Given information.
• • • • • • •
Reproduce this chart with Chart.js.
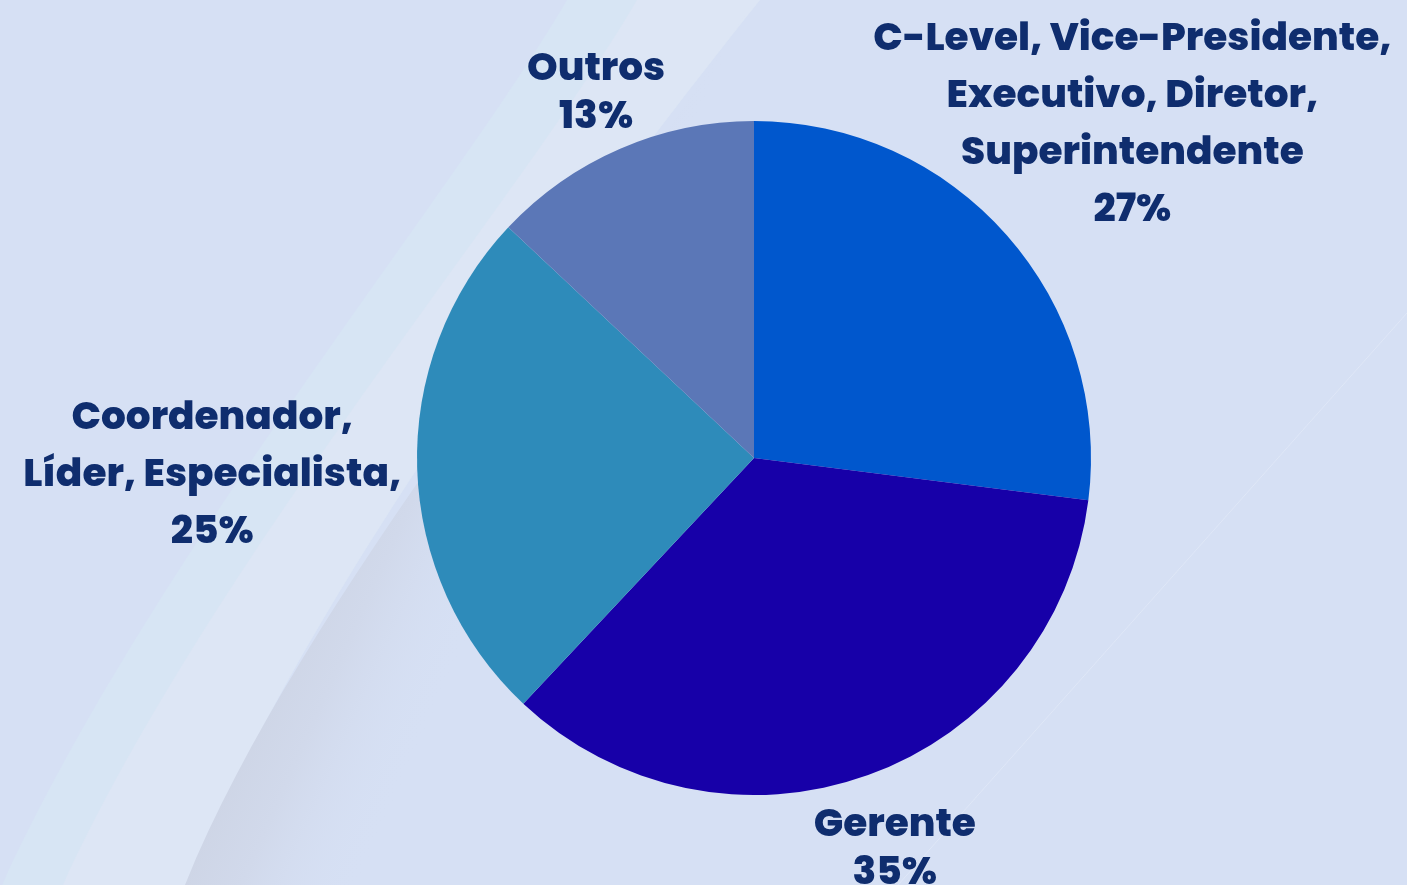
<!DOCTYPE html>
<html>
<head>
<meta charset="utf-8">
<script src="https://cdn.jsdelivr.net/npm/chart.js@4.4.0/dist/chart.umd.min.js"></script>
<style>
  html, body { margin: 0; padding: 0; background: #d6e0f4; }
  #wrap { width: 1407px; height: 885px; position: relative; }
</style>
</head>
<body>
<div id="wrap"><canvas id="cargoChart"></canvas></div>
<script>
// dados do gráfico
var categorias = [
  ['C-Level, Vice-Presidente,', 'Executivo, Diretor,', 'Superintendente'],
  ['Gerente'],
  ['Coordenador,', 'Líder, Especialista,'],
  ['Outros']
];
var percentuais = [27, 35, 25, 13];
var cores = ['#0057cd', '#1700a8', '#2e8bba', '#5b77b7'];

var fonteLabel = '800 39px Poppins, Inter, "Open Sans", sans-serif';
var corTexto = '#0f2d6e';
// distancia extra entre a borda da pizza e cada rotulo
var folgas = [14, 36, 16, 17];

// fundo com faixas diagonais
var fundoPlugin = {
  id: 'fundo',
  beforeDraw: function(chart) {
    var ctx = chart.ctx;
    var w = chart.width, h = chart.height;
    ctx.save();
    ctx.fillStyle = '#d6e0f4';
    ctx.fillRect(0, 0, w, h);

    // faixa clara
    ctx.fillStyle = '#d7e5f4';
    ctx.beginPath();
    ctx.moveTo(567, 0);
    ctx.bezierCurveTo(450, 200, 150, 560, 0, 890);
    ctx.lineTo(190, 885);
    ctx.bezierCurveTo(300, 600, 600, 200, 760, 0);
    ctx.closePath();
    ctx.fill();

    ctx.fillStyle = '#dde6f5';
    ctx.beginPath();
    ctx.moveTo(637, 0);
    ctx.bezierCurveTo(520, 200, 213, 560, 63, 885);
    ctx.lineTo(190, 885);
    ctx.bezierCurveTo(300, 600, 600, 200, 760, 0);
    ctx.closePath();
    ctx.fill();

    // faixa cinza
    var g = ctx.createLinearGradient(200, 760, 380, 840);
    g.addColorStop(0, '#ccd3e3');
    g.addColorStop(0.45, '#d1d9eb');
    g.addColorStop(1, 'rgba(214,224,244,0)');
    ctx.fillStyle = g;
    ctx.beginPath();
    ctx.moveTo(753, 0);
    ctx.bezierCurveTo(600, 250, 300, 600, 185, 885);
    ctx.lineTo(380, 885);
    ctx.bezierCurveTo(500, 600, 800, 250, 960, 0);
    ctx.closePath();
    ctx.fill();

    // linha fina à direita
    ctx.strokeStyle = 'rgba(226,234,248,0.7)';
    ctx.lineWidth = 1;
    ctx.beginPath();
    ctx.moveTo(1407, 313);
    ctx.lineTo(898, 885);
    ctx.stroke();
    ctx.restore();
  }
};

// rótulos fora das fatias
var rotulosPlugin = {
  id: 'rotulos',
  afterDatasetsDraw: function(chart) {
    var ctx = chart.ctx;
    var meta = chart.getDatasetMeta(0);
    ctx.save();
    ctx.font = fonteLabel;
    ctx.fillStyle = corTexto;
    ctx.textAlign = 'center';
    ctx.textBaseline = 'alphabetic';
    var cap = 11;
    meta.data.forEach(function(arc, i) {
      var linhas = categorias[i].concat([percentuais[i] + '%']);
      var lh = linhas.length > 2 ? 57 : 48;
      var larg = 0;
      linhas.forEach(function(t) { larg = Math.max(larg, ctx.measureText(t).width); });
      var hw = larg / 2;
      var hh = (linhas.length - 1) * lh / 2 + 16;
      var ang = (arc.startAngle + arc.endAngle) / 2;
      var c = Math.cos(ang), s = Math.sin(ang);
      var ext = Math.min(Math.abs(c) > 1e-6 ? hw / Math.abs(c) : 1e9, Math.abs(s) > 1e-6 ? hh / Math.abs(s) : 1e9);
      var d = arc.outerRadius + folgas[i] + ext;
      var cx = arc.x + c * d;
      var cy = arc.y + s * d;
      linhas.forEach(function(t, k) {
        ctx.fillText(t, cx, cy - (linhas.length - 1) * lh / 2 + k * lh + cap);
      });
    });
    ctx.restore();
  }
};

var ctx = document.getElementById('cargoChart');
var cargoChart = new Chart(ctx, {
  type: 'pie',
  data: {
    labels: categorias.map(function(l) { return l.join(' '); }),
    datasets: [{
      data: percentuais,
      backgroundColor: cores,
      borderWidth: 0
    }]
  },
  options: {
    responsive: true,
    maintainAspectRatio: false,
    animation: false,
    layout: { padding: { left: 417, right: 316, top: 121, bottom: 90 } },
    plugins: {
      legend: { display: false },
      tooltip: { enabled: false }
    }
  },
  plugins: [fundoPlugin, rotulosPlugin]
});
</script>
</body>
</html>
• • • • • • •
Your goal. All the material shown above is to be copied exactly, with no pictures carried over.

Reply.
Reproduce this chart with Chart.js.
<!DOCTYPE html>
<html>
<head>
<meta charset="utf-8">
<script src="https://cdn.jsdelivr.net/npm/chart.js@4.4.0/dist/chart.umd.min.js"></script>
<style>
  html, body { margin: 0; padding: 0; background: #d6e0f4; }
  #wrap { width: 1407px; height: 885px; position: relative; }
</style>
</head>
<body>
<div id="wrap"><canvas id="cargoChart"></canvas></div>
<script>
// dados do gráfico
var categorias = [
  ['C-Level, Vice-Presidente,', 'Executivo, Diretor,', 'Superintendente'],
  ['Gerente'],
  ['Coordenador,', 'Líder, Especialista,'],
  ['Outros']
];
var percentuais = [27, 35, 25, 13];
var cores = ['#0057cd', '#1700a8', '#2e8bba', '#5b77b7'];

var fonteLabel = '800 39px Poppins, Inter, "Open Sans", sans-serif';
var corTexto = '#0f2d6e';
// distancia extra entre a borda da pizza e cada rotulo
var folgas = [14, 36, 16, 17];

// fundo com faixas diagonais
var fundoPlugin = {
  id: 'fundo',
  beforeDraw: function(chart) {
    var ctx = chart.ctx;
    var w = chart.width, h = chart.height;
    ctx.save();
    ctx.fillStyle = '#d6e0f4';
    ctx.fillRect(0, 0, w, h);

    // faixa clara
    ctx.fillStyle = '#d7e5f4';
    ctx.beginPath();
    ctx.moveTo(567, 0);
    ctx.bezierCurveTo(450, 200, 150, 560, 0, 890);
    ctx.lineTo(190, 885);
    ctx.bezierCurveTo(300, 600, 600, 200, 760, 0);
    ctx.closePath();
    ctx.fill();

    ctx.fillStyle = '#dde6f5';
    ctx.beginPath();
    ctx.moveTo(637, 0);
    ctx.bezierCurveTo(520, 200, 213, 560, 63, 885);
    ctx.lineTo(190, 885);
    ctx.bezierCurveTo(300, 600, 600, 200, 760, 0);
    ctx.closePath();
    ctx.fill();

    // faixa cinza
    var g = ctx.createLinearGradient(200, 760, 380, 840);
    g.addColorStop(0, '#ccd3e3');
    g.addColorStop(0.45, '#d1d9eb');
    g.addColorStop(1, 'rgba(214,224,244,0)');
    ctx.fillStyle = g;
    ctx.beginPath();
    ctx.moveTo(753, 0);
    ctx.bezierCurveTo(600, 250, 300, 600, 185, 885);
    ctx.lineTo(380, 885);
    ctx.bezierCurveTo(500, 600, 800, 250, 960, 0);
    ctx.closePath();
    ctx.fill();

    // linha fina à direita
    ctx.strokeStyle = 'rgba(226,234,248,0.7)';
    ctx.lineWidth = 1;
    ctx.beginPath();
    ctx.moveTo(1407, 313);
    ctx.lineTo(898, 885);
    ctx.stroke();
    ctx.restore();
  }
};

// rótulos fora das fatias
var rotulosPlugin = {
  id: 'rotulos',
  afterDatasetsDraw: function(chart) {
    var ctx = chart.ctx;
    var meta = chart.getDatasetMeta(0);
    ctx.save();
    ctx.font = fonteLabel;
    ctx.fillStyle = corTexto;
    ctx.textAlign = 'center';
    ctx.textBaseline = 'alphabetic';
    var cap = 11;
    meta.data.forEach(function(arc, i) {
      var linhas = categorias[i].concat([percentuais[i] + '%']);
      var lh = linhas.length > 2 ? 57 : 48;
      var larg = 0;
      linhas.forEach(function(t) { larg = Math.max(larg, ctx.measureText(t).width); });
      var hw = larg / 2;
      var hh = (linhas.length - 1) * lh / 2 + 16;
      var ang = (arc.startAngle + arc.endAngle) / 2;
      var c = Math.cos(ang), s = Math.sin(ang);
      var ext = Math.min(Math.abs(c) > 1e-6 ? hw / Math.abs(c) : 1e9, Math.abs(s) > 1e-6 ? hh / Math.abs(s) : 1e9);
      var d = arc.outerRadius + folgas[i] + ext;
      var cx = arc.x + c * d;
      var cy = arc.y + s * d;
      linhas.forEach(function(t, k) {
        ctx.fillText(t, cx, cy - (linhas.length - 1) * lh / 2 + k * lh + cap);
      });
    });
    ctx.restore();
  }
};

var ctx = document.getElementById('cargoChart');
var cargoChart = new Chart(ctx, {
  type: 'pie',
  data: {
    labels: categorias.map(function(l) { return l.join(' '); }),
    datasets: [{
      data: percentuais,
      backgroundColor: cores,
      borderWidth: 0
    }]
  },
  options: {
    responsive: true,
    maintainAspectRatio: false,
    animation: false,
    layout: { padding: { left: 417, right: 316, top: 121, bottom: 90 } },
    plugins: {
      legend: { display: false },
      tooltip: { enabled: false }
    }
  },
  plugins: [fundoPlugin, rotulosPlugin]
});
</script>
</body>
</html>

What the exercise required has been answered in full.